> **PROBLEM TO WORK ON**: Copy each line exactly. Drop every picture.

## start

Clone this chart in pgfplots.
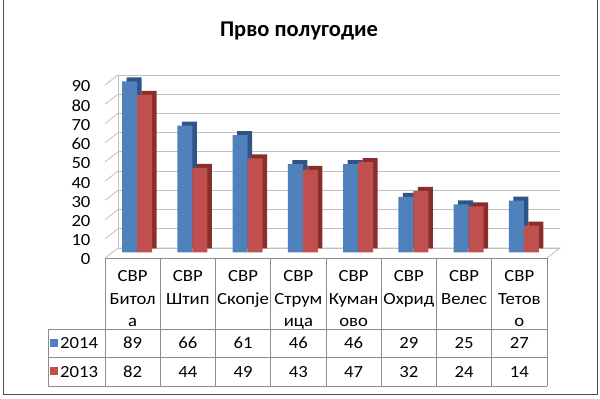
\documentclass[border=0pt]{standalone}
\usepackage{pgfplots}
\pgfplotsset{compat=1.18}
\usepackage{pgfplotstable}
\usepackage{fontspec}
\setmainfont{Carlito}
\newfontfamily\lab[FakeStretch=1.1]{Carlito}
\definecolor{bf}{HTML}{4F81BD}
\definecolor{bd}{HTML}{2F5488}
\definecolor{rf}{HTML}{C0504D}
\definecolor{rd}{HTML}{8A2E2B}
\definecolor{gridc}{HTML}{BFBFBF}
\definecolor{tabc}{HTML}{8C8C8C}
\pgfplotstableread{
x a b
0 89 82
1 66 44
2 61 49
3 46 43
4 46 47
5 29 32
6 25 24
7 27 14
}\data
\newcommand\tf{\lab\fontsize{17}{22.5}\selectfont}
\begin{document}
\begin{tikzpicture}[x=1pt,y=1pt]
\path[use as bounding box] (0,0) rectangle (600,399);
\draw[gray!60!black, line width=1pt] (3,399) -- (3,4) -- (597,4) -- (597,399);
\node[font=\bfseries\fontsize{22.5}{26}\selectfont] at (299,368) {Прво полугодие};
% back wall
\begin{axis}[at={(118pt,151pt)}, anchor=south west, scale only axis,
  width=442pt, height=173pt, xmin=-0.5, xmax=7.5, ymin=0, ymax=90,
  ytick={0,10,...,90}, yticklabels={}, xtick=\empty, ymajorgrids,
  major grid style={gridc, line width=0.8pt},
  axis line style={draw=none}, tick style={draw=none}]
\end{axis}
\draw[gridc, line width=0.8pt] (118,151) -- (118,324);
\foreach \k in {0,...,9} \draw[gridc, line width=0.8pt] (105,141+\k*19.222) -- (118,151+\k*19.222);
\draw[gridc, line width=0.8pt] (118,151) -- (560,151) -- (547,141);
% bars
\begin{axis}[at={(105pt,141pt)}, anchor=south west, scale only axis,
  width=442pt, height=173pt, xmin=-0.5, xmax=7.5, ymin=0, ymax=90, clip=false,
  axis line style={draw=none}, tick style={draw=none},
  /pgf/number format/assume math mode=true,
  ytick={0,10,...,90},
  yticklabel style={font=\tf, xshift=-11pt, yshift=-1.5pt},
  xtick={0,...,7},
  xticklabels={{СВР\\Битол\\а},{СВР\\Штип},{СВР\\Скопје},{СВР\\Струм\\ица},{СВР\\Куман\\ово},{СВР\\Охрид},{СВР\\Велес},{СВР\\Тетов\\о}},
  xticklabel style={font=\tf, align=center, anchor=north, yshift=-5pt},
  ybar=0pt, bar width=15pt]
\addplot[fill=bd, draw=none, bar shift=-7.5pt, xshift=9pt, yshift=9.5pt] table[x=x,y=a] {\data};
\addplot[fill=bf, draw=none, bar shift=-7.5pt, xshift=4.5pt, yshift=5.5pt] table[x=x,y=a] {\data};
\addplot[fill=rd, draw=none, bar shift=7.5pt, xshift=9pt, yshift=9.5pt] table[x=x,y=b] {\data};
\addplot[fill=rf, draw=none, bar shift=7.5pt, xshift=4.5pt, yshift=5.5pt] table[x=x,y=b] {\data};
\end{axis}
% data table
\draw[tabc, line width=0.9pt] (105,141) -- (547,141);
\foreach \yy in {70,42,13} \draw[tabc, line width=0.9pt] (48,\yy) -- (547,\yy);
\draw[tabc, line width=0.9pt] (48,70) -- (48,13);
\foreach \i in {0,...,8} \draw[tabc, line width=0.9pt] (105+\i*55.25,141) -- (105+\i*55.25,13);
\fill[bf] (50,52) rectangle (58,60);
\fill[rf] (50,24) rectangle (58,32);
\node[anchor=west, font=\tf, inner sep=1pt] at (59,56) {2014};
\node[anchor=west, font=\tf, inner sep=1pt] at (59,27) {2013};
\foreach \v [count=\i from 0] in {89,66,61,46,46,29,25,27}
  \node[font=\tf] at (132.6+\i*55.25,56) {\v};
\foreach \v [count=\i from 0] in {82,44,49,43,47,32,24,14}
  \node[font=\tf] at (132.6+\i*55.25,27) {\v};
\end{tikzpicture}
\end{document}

## end

> **RESPONSE TO THIS EXERCISE**:
Clone this chart in pgfplots.
\documentclass[border=0pt]{standalone}
\usepackage{pgfplots}
\pgfplotsset{compat=1.18}
\usepackage{pgfplotstable}
\usepackage{fontspec}
\setmainfont{Carlito}
\newfontfamily\lab[FakeStretch=1.1]{Carlito}
\definecolor{bf}{HTML}{4F81BD}
\definecolor{bd}{HTML}{2F5488}
\definecolor{rf}{HTML}{C0504D}
\definecolor{rd}{HTML}{8A2E2B}
\definecolor{gridc}{HTML}{BFBFBF}
\definecolor{tabc}{HTML}{8C8C8C}
\pgfplotstableread{
x a b
0 89 82
1 66 44
2 61 49
3 46 43
4 46 47
5 29 32
6 25 24
7 27 14
}\data
\newcommand\tf{\lab\fontsize{17}{22.5}\selectfont}
\begin{document}
\begin{tikzpicture}[x=1pt,y=1pt]
\path[use as bounding box] (0,0) rectangle (600,399);
\draw[gray!60!black, line width=1pt] (3,399) -- (3,4) -- (597,4) -- (597,399);
\node[font=\bfseries\fontsize{22.5}{26}\selectfont] at (299,368) {Прво полугодие};
% back wall
\begin{axis}[at={(118pt,151pt)}, anchor=south west, scale only axis,
  width=442pt, height=173pt, xmin=-0.5, xmax=7.5, ymin=0, ymax=90,
  ytick={0,10,...,90}, yticklabels={}, xtick=\empty, ymajorgrids,
  major grid style={gridc, line width=0.8pt},
  axis line style={draw=none}, tick style={draw=none}]
\end{axis}
\draw[gridc, line width=0.8pt] (118,151) -- (118,324);
\foreach \k in {0,...,9} \draw[gridc, line width=0.8pt] (105,141+\k*19.222) -- (118,151+\k*19.222);
\draw[gridc, line width=0.8pt] (118,151) -- (560,151) -- (547,141);
% bars
\begin{axis}[at={(105pt,141pt)}, anchor=south west, scale only axis,
  width=442pt, height=173pt, xmin=-0.5, xmax=7.5, ymin=0, ymax=90, clip=false,
  axis line style={draw=none}, tick style={draw=none},
  /pgf/number format/assume math mode=true,
  ytick={0,10,...,90},
  yticklabel style={font=\tf, xshift=-11pt, yshift=-1.5pt},
  xtick={0,...,7},
  xticklabels={{СВР\\Битол\\а},{СВР\\Штип},{СВР\\Скопје},{СВР\\Струм\\ица},{СВР\\Куман\\ово},{СВР\\Охрид},{СВР\\Велес},{СВР\\Тетов\\о}},
  xticklabel style={font=\tf, align=center, anchor=north, yshift=-5pt},
  ybar=0pt, bar width=15pt]
\addplot[fill=bd, draw=none, bar shift=-7.5pt, xshift=9pt, yshift=9.5pt] table[x=x,y=a] {\data};
\addplot[fill=bf, draw=none, bar shift=-7.5pt, xshift=4.5pt, yshift=5.5pt] table[x=x,y=a] {\data};
\addplot[fill=rd, draw=none, bar shift=7.5pt, xshift=9pt, yshift=9.5pt] table[x=x,y=b] {\data};
\addplot[fill=rf, draw=none, bar shift=7.5pt, xshift=4.5pt, yshift=5.5pt] table[x=x,y=b] {\data};
\end{axis}
% data table
\draw[tabc, line width=0.9pt] (105,141) -- (547,141);
\foreach \yy in {70,42,13} \draw[tabc, line width=0.9pt] (48,\yy) -- (547,\yy);
\draw[tabc, line width=0.9pt] (48,70) -- (48,13);
\foreach \i in {0,...,8} \draw[tabc, line width=0.9pt] (105+\i*55.25,141) -- (105+\i*55.25,13);
\fill[bf] (50,52) rectangle (58,60);
\fill[rf] (50,24) rectangle (58,32);
\node[anchor=west, font=\tf, inner sep=1pt] at (59,56) {2014};
\node[anchor=west, font=\tf, inner sep=1pt] at (59,27) {2013};
\foreach \v [count=\i from 0] in {89,66,61,46,46,29,25,27}
  \node[font=\tf] at (132.6+\i*55.25,56) {\v};
\foreach \v [count=\i from 0] in {82,44,49,43,47,32,24,14}
  \node[font=\tf] at (132.6+\i*55.25,27) {\v};
\end{tikzpicture}
\end{document}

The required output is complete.